Prende-se ao início da noite ou de madrugada,
às vezes à sexta-feira, para que a pessoa presa passe o maior tempo possível na
prisão antes de ser apresentada ao juiz; prende-se sem reserva de imagem, pelo
contrário, chamam-se as televisões, os fotógrafos, todas as redacções de
televisão e imprensa ficam a saber antes da prisão ser efectuada; prende-se com
meios ostentatórios como os GOE gente que é simplesmente acusada de corrupção.
Prendem-se pessoas simplesmente para ser ouvidas em processos. Prende-se, como
bem disse José Sócrates numa entrevista, para humilhar e para quebrar. A
polícia e a magistratura portuguesa cansaram-se de prenderem carteiristas,
pilha galinhas, drogados ou homicidas passionais, gente que só passava pelas
páginas d’ O Crime. A justiça
portuguesa, e não só a portuguesa, quer protagonismo, quer que as suas prisões
abram os telejornais e sejam capas de todos os jornais, a justiça quer o poder
que pertenceu aos reis absolutistas, a justiça quer influenciar a política. Não
vale a pena tentar negar: a justiça tem uma agenda política, o juiz Carlos
Alexandre tem uma agenda política.
António Costa e José Sócrates
Perante isto o que devia dizer António Costa
quando é interrogado sobre José Sócrates? A verdade que está no pensamento de
muitos militantes, simpatizantes e não só do PS. Sócrates era alguém incómodo
com a sua narrativa que vinha apresentando aos domingos na RTP desde que
resolvera regressar de Paris. Ao negar Sócrates, quase como Judas traiu Cristo,
António Costa está o negar o passado, onde aliás ele também participou como
ministro. Tudo isto lhe fica muito mal como candidato a primeiro-ministro, como
cidadão, e pode voltar-se contra ele. O que quer dizer Costa quando diz que não
tenciona visitar José Sócrates à cadeia? No fundo António Costa sabe que
Sócrates tem que ser condenado – não é impunemente que a justiça, em que Costa
como muitos outros políticos do sistema dizem confiar prende um
ex-primeiro-ministro e o mantém em prisão por mais de meio ano sem uma acusação
sólida.
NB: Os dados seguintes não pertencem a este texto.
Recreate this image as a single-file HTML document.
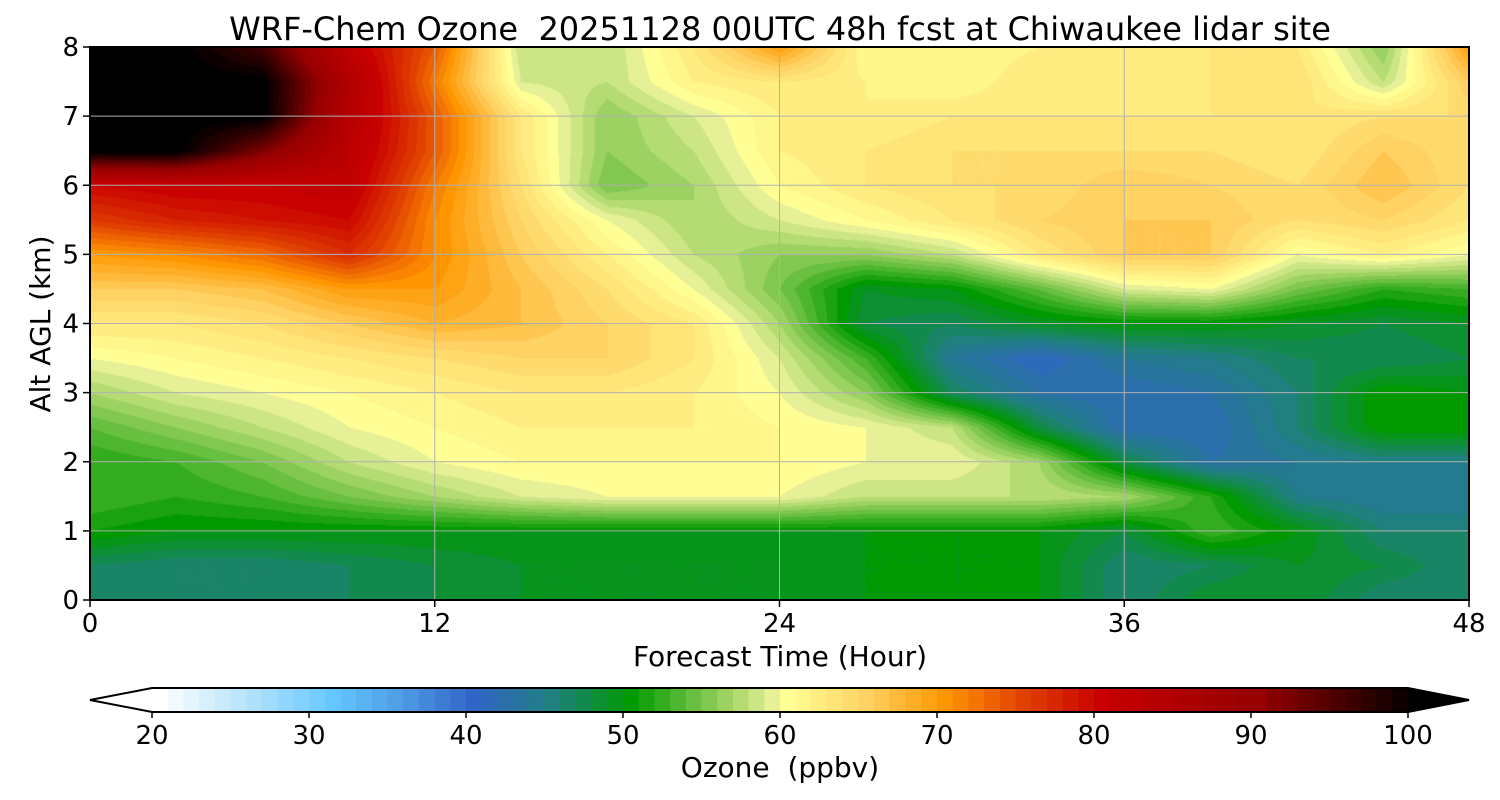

E para mais tratando-se de alguém com a capacidade de José Sócrates, um
feroz animal político. É também por essa razão que todos os colectivos de
juízes que apreciaram os recursos interpostos pelos advogados de Sócrates
indeferiram os mesmos. E num caso, em que um juiz relator tencionava dar razão
ao recurso de Sócrates, teve que ser chamado à razão da justiça por duas
colegas que votaram contra o recurso.
A cobardia de António Costa pode sair-lhe
cara politicamente, porque a coligação não deixará de usar como arma de
arremesso na campanha eleitoral a prisão de Sócrates. E Costa ao abandonar
Sócrates retira-se da narrativa do ex-primeiro-ministro, deixando a narrativa
da coligação PSD/PP virar ao de cima sem contraditório. É um erro político
grave que pode explicar os fracos resultados que o PS tem tido nas sondagens.